Chinese geneticists hit a new milestone this year- welcoming the country’s first cloned cat "Garlic."
After the original Garlic died, his owner, Huang Yu, contacted a commercial cloning company- Sinogene. Based in Beijing, Sinogene is at the forefront of genetics and cloning.
How did they clone Garlic? They sent technicians to extract skin cells from the dead cat. Then, the DNA was infused into harvested eggs and implated into its surrogated mom. The new Garlic was born on July 21st.
Garlic (right) with his Surrogate Mom
Huang paid 35,000 USD for the opportunity to bring cloned Garlic home. Sinogene charges a bit more to clone a dog- around 53,000 USD. Apparently, dog eggs are more difficult to harvest.
While its a steep price to pay, Sinogene is betting that you can't put a price on life with your furry loved one. It also reflects a growing pet trend in Asia. The domestic pet market in China is worth an estimated 28.2 billion USD this year.
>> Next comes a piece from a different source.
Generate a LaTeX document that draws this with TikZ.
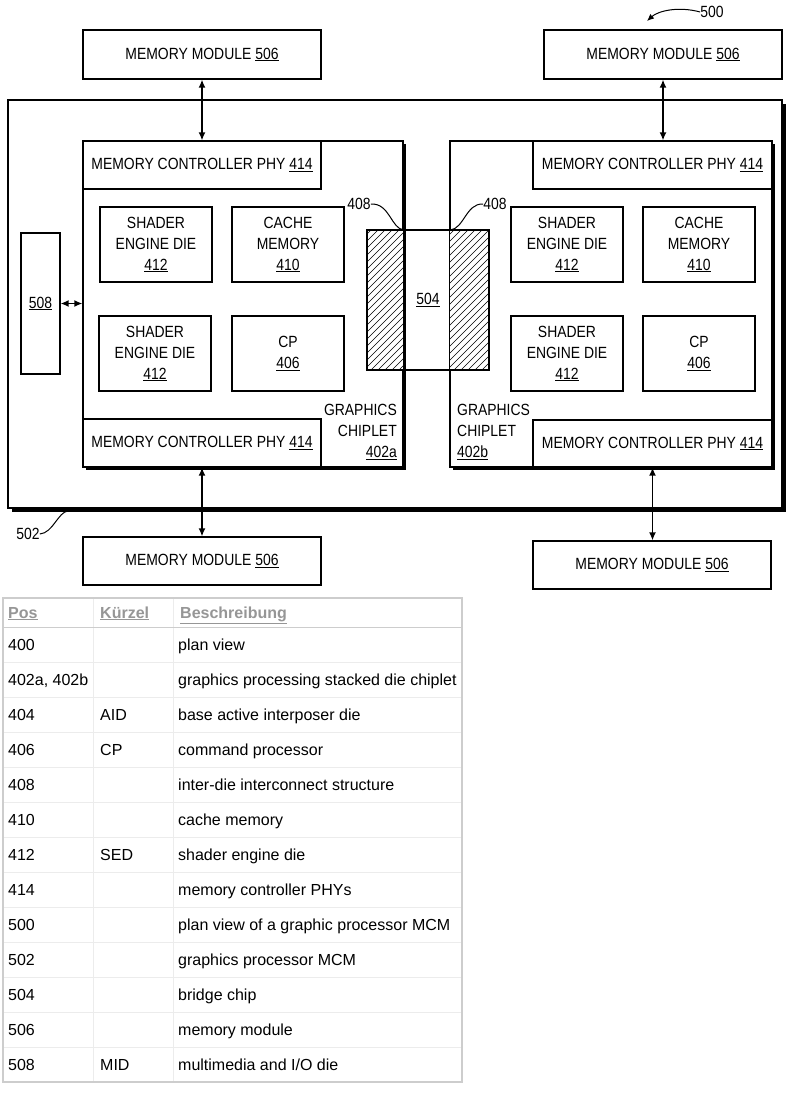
\documentclass[tikz,border=0pt]{standalone}
\usepackage{fontspec}
\setmainfont{Liberation Sans}
\newfontfamily\narrowfam[FakeStretch=0.86]{Liberation Sans}
\usetikzlibrary{arrows.meta,shadows}
\newcommand\diagfont{\narrowfam\fontsize{16.2}{21}\selectfont}
\newcommand\tabfont{\fontsize{16}{19}\selectfont}
\definecolor{hdrgray}{RGB}{150,150,150}
\definecolor{tborder}{RGB}{205,205,205}
\definecolor{tline}{RGB}{236,236,236}
\begin{document}
\begin{tikzpicture}[x=1pt,y=-1pt, >={Latex[length=8pt,width=7pt]},
 box/.style={draw, line width=1.3pt, fill=white, inner sep=0pt, align=center, font=\diagfont},
 sbox/.style={box, drop shadow={shadow xshift=3pt, shadow yshift=-3pt, opacity=1, fill=black}},
 link/.style={line width=1.4pt, <->},
 lead/.style={line width=1pt},
 lbl/.style={inner sep=0pt, font=\diagfont},
 cell/.style={anchor=base west, inner sep=0pt, font=\tabfont},
 hcell/.style={cell, text=hdrgray, font=\tabfont\bfseries},
 hatchline/.style={line width=0.6pt}]

\useasboundingbox (0,0) rectangle (796,1103);
\fill[white] (0,0) rectangle (796,1103);

% MCM 502
\node[box, minimum width=774, minimum height=408,
  drop shadow={shadow xshift=4pt, shadow yshift=-4pt, opacity=1, fill=black}] (mcm) at (395,304) {};

% chiplets
\node[sbox, minimum width=320, minimum height=326] (chipa) at (243,304) {};
\node[sbox, minimum width=322, minimum height=326] (chipb) at (611,304) {};

% PHYs
\node[box, minimum width=238, minimum height=48] (phya1) at (202,165) {MEMORY CONTROLLER PHY \underline{414}};
\node[box, minimum width=238, minimum height=48] (phya2) at (202,443) {MEMORY CONTROLLER PHY \underline{414}};
\node[box, minimum width=239, minimum height=48] (phyb1) at (652.5,165) {MEMORY CONTROLLER PHY \underline{414}};
\node[box, minimum width=239, minimum height=47] (phyb2) at (652.5,443.5) {MEMORY CONTROLLER PHY \underline{414}};

% inner dies
\node[box, minimum width=112, minimum height=75] (sea1) at (156,244.5) {SHADER\\ENGINE DIE\\\underline{412}};
\node[box, minimum width=112, minimum height=75] (cma) at (288,244.5) {CACHE\\MEMORY\\\underline{410}};
\node[box, minimum width=112, minimum height=75] (sea2) at (155,353.5) {SHADER\\ENGINE DIE\\\underline{412}};
\node[box, minimum width=112, minimum height=75] (cpa) at (288,353.5) {CP\\\underline{406}};
\node[box, minimum width=112, minimum height=75] (seb1) at (567,244.5) {SHADER\\ENGINE DIE\\\underline{412}};
\node[box, minimum width=112, minimum height=75] (cmb) at (699,244.5) {CACHE\\MEMORY\\\underline{410}};
\node[box, minimum width=112, minimum height=75] (seb2) at (567,353.5) {SHADER\\ENGINE DIE\\\underline{412}};
\node[box, minimum width=112, minimum height=75] (cpb) at (699,353.5) {CP\\\underline{406}};

% 508
\node[box, minimum width=39, minimum height=141] (mid) at (40.5,303.5) {\underline{508}};

% memory modules
\node[box, minimum width=238, minimum height=49] (mm1) at (202,54.5) {MEMORY MODULE \underline{506}};
\node[box, minimum width=238, minimum height=49] (mm2) at (663,54.5) {MEMORY MODULE \underline{506}};
\node[box, minimum width=238, minimum height=48] (mm3) at (202,561) {MEMORY MODULE \underline{506}};
\node[box, minimum width=238, minimum height=48] (mm4) at (652,565) {MEMORY MODULE \underline{506}};

% connectors
\draw[link] (mm1.south) -- (phya1.north);
\draw[link] (mm2.south) -- (mm2.south |- phyb1.north);
\draw[link] (phya2.south) -- (mm3.north);
\draw[link] (phyb2.south) -- (phyb2.south |- mm4.north);
\draw[link] (mid.east) -- (mid.east -| chipa.west);

% bridge 504
\node[draw, line width=1.3pt, fill=white, minimum width=122, minimum height=140, inner sep=0pt, font=\diagfont] (bridge) at (428,300) {\underline{504}};
\begin{scope}
  \clip (367,230) rectangle (404,370);
  \foreach \k in {-150,-143,...,50} \draw[hatchline] (367+\k,370) -- (507+\k,230);
\end{scope}
\begin{scope}
  \clip (450,230) rectangle (489,370);
  \foreach \k in {-150,-143,...,50} \draw[hatchline] (450+\k,370) -- (590+\k,230);
\end{scope}
\draw[line width=1.3pt] (bridge.north west) rectangle (bridge.south east);
\draw[line width=1.3pt] (chipb.west |- bridge.north) -- (chipb.west |- bridge.south);
\draw[line width=3.6pt] ([xshift=0.8pt]chipa.east |- bridge.north) -- ([xshift=0.8pt]chipa.east |- bridge.south);

% reference labels
\node[lbl] (t408a) at (359,204) {408};
\coordinate (e408a) at (404,230);
\draw[lead] (t408a.east) .. controls (390,203) and (391,229) .. (e408a);
\node[lbl] (t408b) at (495,204) {408};
\coordinate (e408b) at (450,230);
\draw[lead] (t408b.west) .. controls (466,203) and (464,229) .. (e408b);

\node[lbl] (t500) at (712,12) {500};
\coordinate (e500) at (647,21);
\draw[lead,-{Latex[length=7pt,width=6pt]}] (t500.west) .. controls (678,6) and (658,11) .. (e500);

\node[lbl] (t502) at (28,534) {502};
\coordinate (e502) at (68,511);
\draw[lead] (t502.east) .. controls (53,533) and (58,512) .. (e502);

\node[lbl, align=right, anchor=east] (lab402a) at (397,432) {GRAPHICS\\CHIPLET\\\underline{402a}};
\node[lbl, align=left, anchor=west] (lab402b) at (457,432) {GRAPHICS\\CHIPLET\\\underline{402b}};

% table
\foreach \yy in {662,697,...,1047} \draw[tline, line width=1pt] (3,\yy) -- (462,\yy);
\draw[tline, line width=1pt] (93,598) -- (93,1082);
\draw[tline, line width=1pt] (173,598) -- (173,1082);
\draw[tborder, line width=1pt] (3,627) -- (462,627);
\draw[tborder, line width=1.3pt] (3,598) rectangle (462,1082);

\node[hcell] (hpos) at (8,618) {\underline{Pos}};
\node[hcell] (hkur) at (100,618) {\underline{Kürzel}};
\node[hcell] (hbes) at (180,618) {\underline{Beschreibung}};

\node[cell] (p1) at (8,650) {400};
\node[cell] (d1) at (178,650) {plan view};
\node[cell] (p2) at (8,685) {402a, 402b};
\node[cell] (d2) at (178,685) {graphics processing stacked die chiplet};
\node[cell] (p3) at (8,720) {404};
\node[cell] (k3) at (100,720) {AID};
\node[cell] (d3) at (178,720) {base active interposer die};
\node[cell] (p4) at (8,755) {406};
\node[cell] (k4) at (100,755) {CP};
\node[cell] (d4) at (178,755) {command processor};
\node[cell] (p5) at (8,790) {408};
\node[cell] (d5) at (178,790) {inter-die interconnect structure};
\node[cell] (p6) at (8,825) {410};
\node[cell] (d6) at (178,825) {cache memory};
\node[cell] (p7) at (8,860) {412};
\node[cell] (k7) at (100,860) {SED};
\node[cell] (d7) at (178,860) {shader engine die};
\node[cell] (p8) at (8,895) {414};
\node[cell] (d8) at (178,895) {memory controller PHYs};
\node[cell] (p9) at (8,930) {500};
\node[cell] (d9) at (178,930) {plan view of a graphic processor MCM};
\node[cell] (p10) at (8,965) {502};
\node[cell] (d10) at (178,965) {graphics processor MCM};
\node[cell] (p11) at (8,1000) {504};
\node[cell] (d11) at (178,1000) {bridge chip};
\node[cell] (p12) at (8,1035) {506};
\node[cell] (d12) at (178,1035) {memory module};
\node[cell] (p13) at (8,1070) {508};
\node[cell] (k13) at (100,1070) {MID};
\node[cell] (d13) at (178,1070) {multimedia and I/O die};
\end{tikzpicture}
\end{document}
Since the first successful cloning of "Dolly the Sheep" in 1997, pet cloning has become a booming underground business. Actress Barbara Streisand famously announced last year that two of her dogs were clones.
China has become a leading nation in genetic research. A team of scientists were recently granted 2 million USD to study the use of the gene editing software CRISPR to develop a cure for HIV. They have also been on the forefront of discoveries regarding cloning. Chinese scientists first cloned a goat in 2000. Since then, they have also successfully cloned monkeys and bred dogs with super strength.
So will the future be full of superdogs? Mi Jidong, the head executive of Sinogene, said in a press conference earlier this month that the company’s goal is to use cloning to increase the populations of endangered animals. Endangered species like the giant panda and the south China tiger are next on their list.